- Film poster
- Directed by: Joseph Dorman
- Written by: Joseph Dorman
- Narrated by: Alan Rosenberg
- Music by: John Zorn
- Release date: July 8, 2011;
- Running time: 113 minutes
- Country: United States

= Sholem Aleichem: Laughing in the Darkness =

Documentary film about the Yiddish writer

Sholem Aleichem: Laughing in the Darkness is an American biographical documentary film about Yiddish writer Sholem Aleichem, who is best known for his stories about Tevye the Dairyman, the basis for the musical Fiddler on the Roof. The film uses historical photographs, film, and audio, as well as analysis by scholars and excerpts from his work read in Yiddish, to document the writer's life and the shtetl and Lower East Side lifestyles that influenced him. It was released on 8 July 2011 to positive reviews, and is one of only a small number of works with a 100% rating at the review aggregator Rotten Tomatoes.

==Synopsis==
Sholem Aleichem: Laughing in the Darkness was written and directed by Joseph Dorman. The film debuted in Manhattan on July 8, 2011, with a run-time of 113 minutes. The documentary focuses on both the life of Yiddish writer Sholem Aleichem, as well as 19th century Eastern European Jewish culture, which shaped Aleichem and his works. The film details Aleichem's early life in the Tsarist Russian Empire, his surviving the 1905 Kiev pogrom and subsequent emigration to New York, his initial struggles in New York and subsequent return to Eastern Europe, and his return - shortly before his death - to New York, to significant acclaim. The documentary also explores his pioneering role in creating Yiddish-language literature. Although Aleichem is best known for his stories about Tevye, which would go on to be adapted into the musical Fiddler on the Roof, the documentary details his other works as well, and draws parallels between Aleichem's personal desire for riches and that of Tevye.

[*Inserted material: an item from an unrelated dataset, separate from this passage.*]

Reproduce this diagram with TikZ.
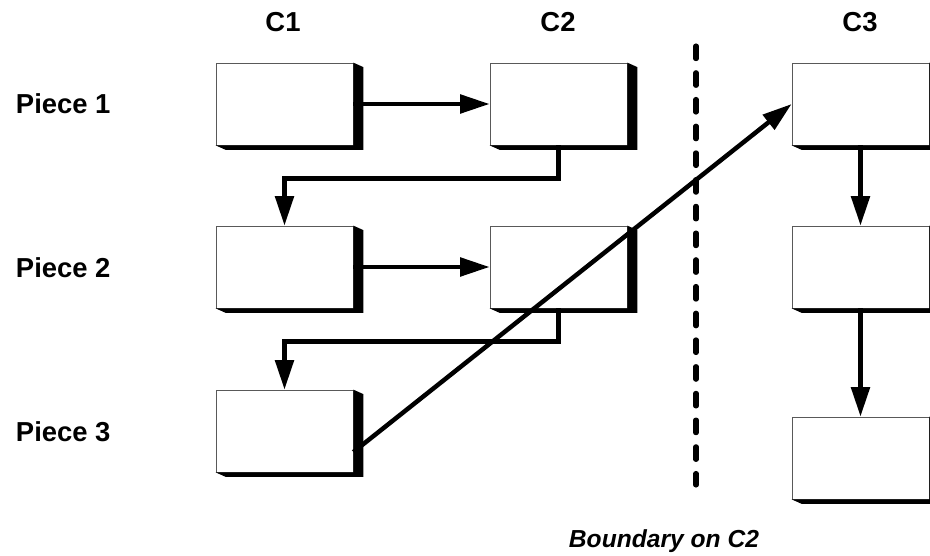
\documentclass[tikz,border=0pt]{standalone}
\usepackage{fontspec}
\setmainfont{Liberation Sans}
\usetikzlibrary{arrows.meta, positioning}

\tikzset{
  piecebox/.style={draw=gray!70!black, line width=0.5pt, fill=white,
    minimum width=3.425cm, minimum height=2.05cm, inner sep=0pt},
  flow/.style={line width=3.2pt, -{Triangle[length=21pt,width=13pt]}},
  lbl/.style={font=\fontsize{19.5}{23}\selectfont\bfseries},
  boundary/.style={line width=3.6pt, dash pattern=on 9pt off 10pt, line cap=round}
}

% 方框右下的阴影
\newcommand{\boxshadow}[1]{%
  \fill (#1.north east) -- ++(10,4.5) -- ([shift={(10,4.5)}]#1.south east)
    -- ([shift={(10,4.5)}]#1.south west) -- (#1.south west)
    -- (#1.south east) -- cycle;}

\begin{document}
\begin{tikzpicture}[x=0.025cm, y=-0.025cm]
        % 画布大小
        \clip (0,0) rectangle (930,556);
        % 列标题
        \node[lbl] (colC1) at (283,22) {C1};
        \node[lbl] (colC2) at (558,22) {C2};
        \node[lbl] (colC3) at (860,22) {C3};
        % 行标题
        \node[lbl, anchor=west] (pieceA) at (11,104) {Piece 1};
        \node[lbl, anchor=west] (pieceB) at (11,268) {Piece 2};
        \node[lbl, anchor=west] (pieceC) at (11,432) {Piece 3};
        % 各列的方框
        \node[piecebox] (c1r1) at (284.5,104) {};
        \node[piecebox] (c1r2) at (284.5,267) {};
        \node[piecebox] (c1r3) at (284.5,431) {};
        \node[piecebox] (c2r1) at (558.5,104) {};
        \node[piecebox] (c2r2) at (558.5,267) {};
        \node[piecebox] (c3r1) at (860.5,104) {};
        \node[piecebox] (c3r2) at (860.5,267) {};
        \node[piecebox] (c3r3) at (860.5,458) {};
        \foreach \b in {c1r1,c1r2,c1r3,c2r1,c2r2,c3r1,c3r2,c3r3}
          \boxshadow{\b};
        % 边界虚线
        \coordinate (bTop) at (696,46);
        \coordinate (bEnd) at (696,485);
        \draw[boundary] (bTop) -- (bEnd);
        \node[font=\fontsize{17.5}{21}\selectfont\bfseries\itshape] (bLabel) at (664,541) {Boundary on C2};
        % 箭头
        \draw[flow] (c1r1.east) -- (c2r1.west);
        \draw[flow] (c1r2.east) -- (c2r2.west);
        \draw[flow] (c2r1.south) -- ++(0,33) -| (c1r2.north);
        \draw[flow] (c2r2.south) -- ++(0,33) -| (c1r3.north);
        \draw[flow] ([yshift=-0.525cm]c1r3.east) -- (c3r1.west);
        \draw[flow] (c3r1.south) -- (c3r2.north);
        \draw[flow] (c3r2.south) -- (c3r3.north);
    \end{tikzpicture}
\end{document}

Writing for The New York Times, reviewer Stephen Holden noted that one of the themes of the documentary was the competing desires for Jews from that period to both remember their heritage and also leave behind a painful history of mistreatment and pogroms, and that Aleichem was a "personification of the tug of war" between these two desires.

The documentary is narrated by actor Alan Rosenberg, with appearances from fellow actors Peter Riegert, Rachel Dratch, and Jason Kravits reading excerpts of his works. Others featured in the documentary include the lyricist for Fiddler on the Roof, Sheldon Harnick, and Aleichem's granddaughter, novelist Bel Kaufman, who was 100 years old at the time.

==Reception==
The film was received positively by critics. It is one of only a small number of films to have a 100% rating on the review aggregator Rotten Tomatoes, indicating that all of the reviews from reviewers tracked by the aggregator were positive. The film received a score of 77 out of 100 from the aggregator Metacritic, based on 15 reviews. Writing for the Chicago Tribune, Michael Phillips gave the film 3.5 out of 4 stars, saying that the film was "Wonderfully rich, like one of Tevye's monologues" and that director Joseph Dorman's "touch is sure, his pacing fleet and his chorus of voices marvelous". The New York Timess Holden called the film a "rich, beautifully organized and illustrated modern history of Eastern European Jewry" told through the lens of Aleichem and designated it a NYT Critic's Pick. Mark Feeney of The Boston Globe had special praise for the film's score, composed by John Zorn, in his three out of four stars review.